The health benefits of breastfeeding cannot be stressed enough. Doctors say that breast milk contains immunity-boosting components that can keep a newborn healthy. But beyond the newborn stage, for how long should a mother continue to feed her child? If you are curious about this question, we bring you the answer.
On Instagram, the page Freedom To Feed — actor Neha Dhupia’s breastfeeding and parenting initiative — shared a post that highlighted the benefits of breastfeeding at various stages of infancy. Take a look.
According to this information, newborn milk, called colostrum, is a laxative that helps remove “sticky meconium”. Colostrum is understood to protect the baby’s sensitive gut in the just-born stage.
When the baby turns a month old, the oxytocin released from nursing bonds the mother and the child. It helps the new mother’s uterus to go back to its original size. It also helps to lower the risk of hospitalisation for the baby.
By the time the baby turns four months old, breastfeeding lowers the risk of sudden infant death syndrome (SIDS). In addition to that, the long-term risk of asthma is also lowered, along with the mother’s risk of postpartum depression.

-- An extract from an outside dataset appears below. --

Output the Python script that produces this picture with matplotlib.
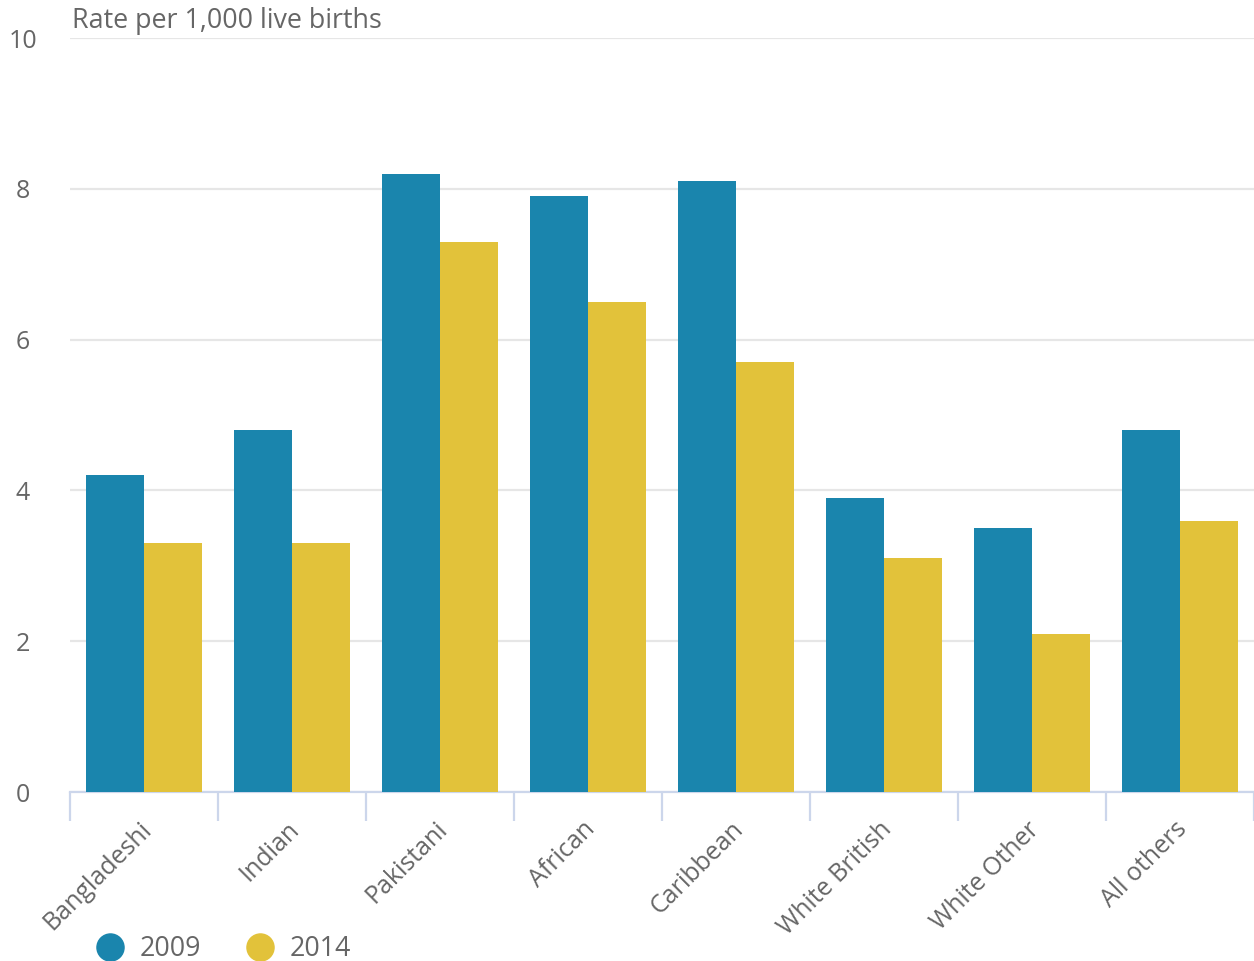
import matplotlib
matplotlib.use("Agg")
import matplotlib.pyplot as plt
import matplotlib.transforms as mtransforms
import numpy as np
from matplotlib.lines import Line2D

plt.rcParams['font.family'] = ['Open Sans', 'DejaVu Sans']

categories = ["Bangladeshi", "Indian", "Pakistani", "African", "Caribbean",
              "White British", "White Other", "All others"]
rate_2009 = [4.2, 4.8, 8.2, 7.9, 8.1, 3.9, 3.5, 4.8]
rate_2014 = [3.3, 3.3, 7.3, 6.5, 5.7, 3.1, 2.1, 3.6]
series_labels = ["2009", "2014"]
yticks = [0, 2, 4, 6, 8, 10]

blue = "#1a85ad"
yellow = "#e2c23a"
text_grey = "#666666"
axis_col = "#ccd6eb"
grid_col = "#e6e6e6"

fig = plt.figure(figsize=(12.54, 9.61), dpi=100)
ax = fig.add_axes([70 / 1254, 1 - 792 / 961, 1184 / 1254, (792 - 38) / 961])

x = np.arange(len(categories))
w = 0.395
ax.bar(x - w / 2, rate_2009, width=w, color=blue, linewidth=0, zorder=3)
ax.bar(x + w / 2, rate_2014, width=w, color=yellow, linewidth=0, zorder=3)

ax.set_xlim(-0.5, len(categories) - 0.5)
ax.set_ylim(0, 10)
ax.set_yticks(yticks)
ax.set_yticklabels([str(t) for t in yticks], fontsize=18, color=text_grey)
ax.tick_params(axis='y', length=0, pad=34)
for lbl in ax.get_yticklabels():
    lbl.set_horizontalalignment('center')

ax.yaxis.grid(True, color=grid_col, linewidth=1.6, zorder=0)
ax.set_axisbelow(True)
for s in ["top", "right", "left"]:
    ax.spines[s].set_visible(False)
ax.spines["bottom"].set_color(axis_col)
ax.spines["bottom"].set_linewidth(1.6)

# category boundaries as ticks
ax.set_xticks(np.arange(len(categories) + 1) - 0.5, minor=True)
ax.tick_params(axis='x', which='minor', length=21, width=1.6, color=axis_col)
ax.set_xticks(x)
ax.set_xticklabels(categories, rotation=45, ha='right', rotation_mode='anchor',
                   fontsize=18, color=text_grey)
ax.tick_params(axis='x', which='major', length=0, pad=18)
shift = mtransforms.ScaledTranslation(-5 / 100, 0, fig.dpi_scale_trans)
for lbl in ax.get_xticklabels():
    lbl.set_transform(lbl.get_transform() + shift)

fig.text(72 / 1254, 1 - 21 / 961, "Rate per 1,000 live births", fontsize=19.4,
         color=text_grey, ha='left', va='center')

handles = [Line2D([], [], marker='o', linestyle='none', markersize=19.5,
                  markerfacecolor=c, markeredgecolor=c)
           for c in (blue, yellow)]
fig.legend(handles, series_labels, loc='center left',
           bbox_to_anchor=(67 / 1254, 1 - 949 / 961), ncol=2, frameon=False,
           fontsize=19.3, labelcolor=text_grey, handletextpad=0.4,
           columnspacing=1.5, handlelength=1.4)

fig.savefig("out.png", dpi=100)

At the six-month age, the baby is ready for solid foods, but by continuing to breastfeed, some cancer risks are reduced. When the baby turns nine months old, and is not into solid foods, you can continue to breastfeed them that can provide them all the nutrition.
At 12 months, breastfeeding reduces a baby’s lifelong risk of heart disease, several cancers, high blood pressure, and other chronic diseases. At 18 months, if you continue to breastfeed, it will give nutritional insurance to your child when they are ill, while also providing hydration. The antibodies in breast milk continue to support the immune system.